= Sinha Basnayake =

Sri Lankan lawyer

Sinha Basnayake, PC is a Sri Lankan lawyer. He was a former director of the General Legal Division of the United Nations Office of Legal Affairs and a member of the UN Internal Justice Council.

Son of the prominent lawyer Hema Henry Basnayake, QC; he was educated at the Royal College, Colombo and graduated with a first-class in law from the University of Oxford. After qualifying as a barrister he joined the UN as a Legal Officer in the International Trade Law Branch of the Office of Legal Affairs, eventually becoming its director. Appointed a President's Counsel by the government of Sri Lanka, he has served in many committees of the UN.

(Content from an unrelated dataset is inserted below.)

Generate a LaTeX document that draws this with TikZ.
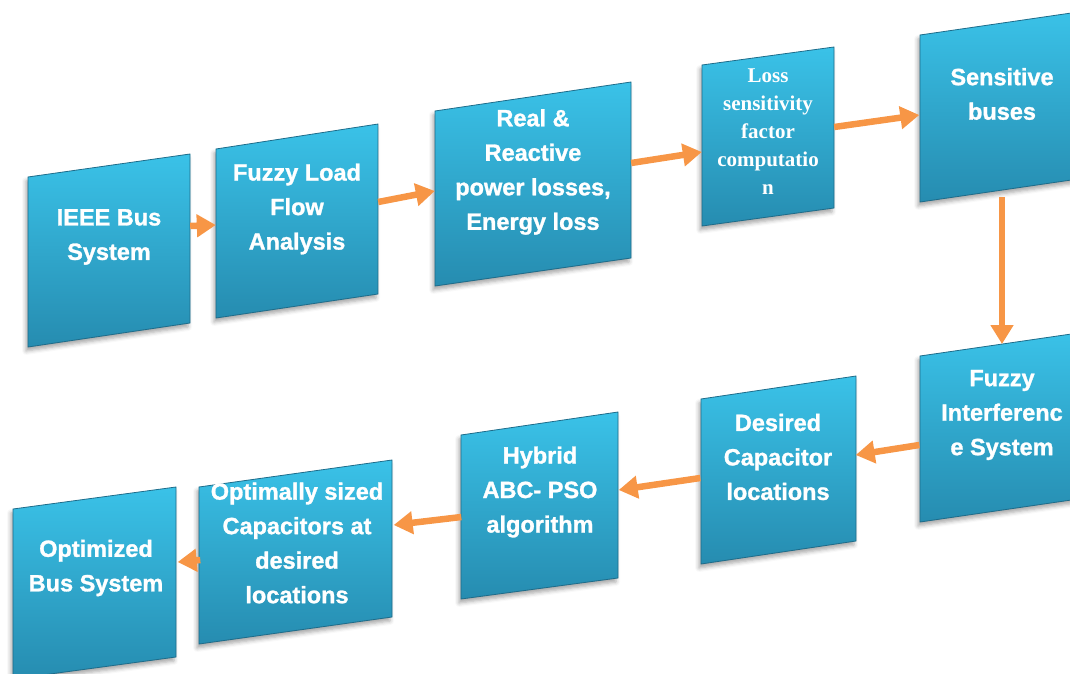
\documentclass[tikz,border=0pt]{standalone}
\usepackage{fontspec}
\newfontfamily\boxsans{Liberation Sans}[BoldFeatures={FakeBold=1.2}]
\newfontfamily\boxserif{Liberation Serif}
\usetikzlibrary{arrows.meta,shadows.blur}
\definecolor{panelTop}{RGB}{58,194,232}
\definecolor{panelBot}{RGB}{38,140,176}
\definecolor{panelEdge}{RGB}{30,108,138}
\definecolor{flowOrange}{RGB}{247,150,70}

\begin{document}
\begin{tikzpicture}[x=1pt, y=-1pt,
  panel/.style={top color=panelTop, bottom color=panelBot, draw=panelEdge, line width=0.8pt,
                blur shadow={shadow xshift=-2pt, shadow yshift=-4pt,
                             shadow blur radius=4pt, shadow opacity=35}},
  txt/.style={text=white, align=center, inner sep=0pt, minimum width=#1,
              font=\boxsans\bfseries\fontsize{23.5}{34.5}\selectfont},
  flow/.style={-{Triangle[length=19pt, width=22pt]}, line width=6.5pt, flowOrange}
]
\clip (0,0) rectangle (1070,674);

% Slanted panels, top row
\shade[panel] (28,177) -- (190,154) -- (190,323) -- (28,347) -- cycle;
\shade[panel] (216,149) -- (378,124) -- (378,294) -- (216,318) -- cycle;
\shade[panel] (435,111) -- (631,82) -- (631,258) -- (435,286) -- cycle;
\shade[panel] (702,65) -- (834,47) -- (834,208) -- (702,226) -- cycle;
\shade[panel] (920,35) -- (1085,11) -- (1085,178) -- (920,202) -- cycle;

% Slanted panels, bottom row
\shade[panel] (920,356) -- (1085,332) -- (1085,498) -- (920,522) -- cycle;
\shade[panel] (701,399) -- (856,376) -- (856,541) -- (701,564) -- cycle;
\shade[panel] (461,435) -- (618,412) -- (618,578) -- (461,599) -- cycle;
\shade[panel] (199,487) -- (392,460) -- (392,617) -- (199,644) -- cycle;
\shade[panel] (13,509) -- (176,487) -- (176,657) -- (13,679) -- cycle;

% Labels
\node[txt=162pt] (ieee) at (109,237) {IEEE Bus\\System};
\node[txt=162pt] (flf) at (297,209) {Fuzzy Load\\Flow\\Analysis};
\node[txt=196pt] (loss) at (533,172) {Real \&\\Reactive\\power losses,\\Energy loss};
\node[txt=132pt, font=\boxserif\bfseries\fontsize{21}{28}\selectfont] (lsf) at (768,132)
  {Loss\\sensitivity\\factor\\computatio\\n};
\node[txt=165pt] (sens) at (1002,94) {Sensitive\\buses};
\node[txt=165pt] (fis) at (1002,415) {Fuzzy\\Interferenc\\e System};
\node[txt=155pt] (dcl) at (778,457) {Desired\\Capacitor\\locations};
\node[txt=157pt] (abc) at (540,492) {Hybrid\\ABC- PSO\\algorithm};
\node[txt=193pt] (osc) at (297,543) {Optimally sized\\Capacitors at\\desired\\locations};
\node[txt=163pt] (obs) at (96,568) {Optimized\\Bus System};

% Flow arrows
\draw[flow] ([yshift=11pt]ieee.east) -- ([yshift=-16pt]flf.west);
\draw[flow] ([yshift=7pt]flf.east) -- ([yshift=-19pt]loss.west);
\draw[flow] ([yshift=9pt]loss.east) -- ([yshift=-20pt]lsf.west);
\draw[flow] ([yshift=5pt]lsf.east) -- ([yshift=-21pt]sens.west);
\draw[flow] ([yshift=-103pt]sens.center) -- ([yshift=71pt]fis.center);
\draw[flow] ([yshift=-30pt]fis.west) -- ([yshift=2pt]dcl.east);
\draw[flow] ([yshift=-21pt]dcl.west) -- ([yshift=2pt]abc.east);
\draw[flow] ([yshift=-25pt]abc.west) -- ([yshift=18pt]osc.east);
\draw[flow] ([yshift=-17pt]osc.west) -- ([yshift=6pt]obs.east);

\end{tikzpicture}
\end{document}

- In 1999, he served as the Secretary of the group of legal experts of the International Criminal Tribunal for the former Yugoslavia and International Criminal Tribunal for Rwanda.
- In 2004, he served as a member of the Special Panel set up by the Secretary-General to investigate and report on the bombing of the United Nations headquarters in Baghdad.
- In 2005, he served as the Secretary of the Group set up by the Secretary-General to study the criminal accountability of staff and experts on mission serving in peacekeeping operations, as suggested by the Prince Zeid report on a comprehensive strategy to eliminate future sexual exploitation and abuse in United Nations peacekeeping operations.
- In 2009, he was a member of a UN Board of Inquiry that reviewed and investigated several incidents in the Gaza Strip in which death or injuries occurred at, and/or damage was done to, United Nations premises or in the course of United Nations operations.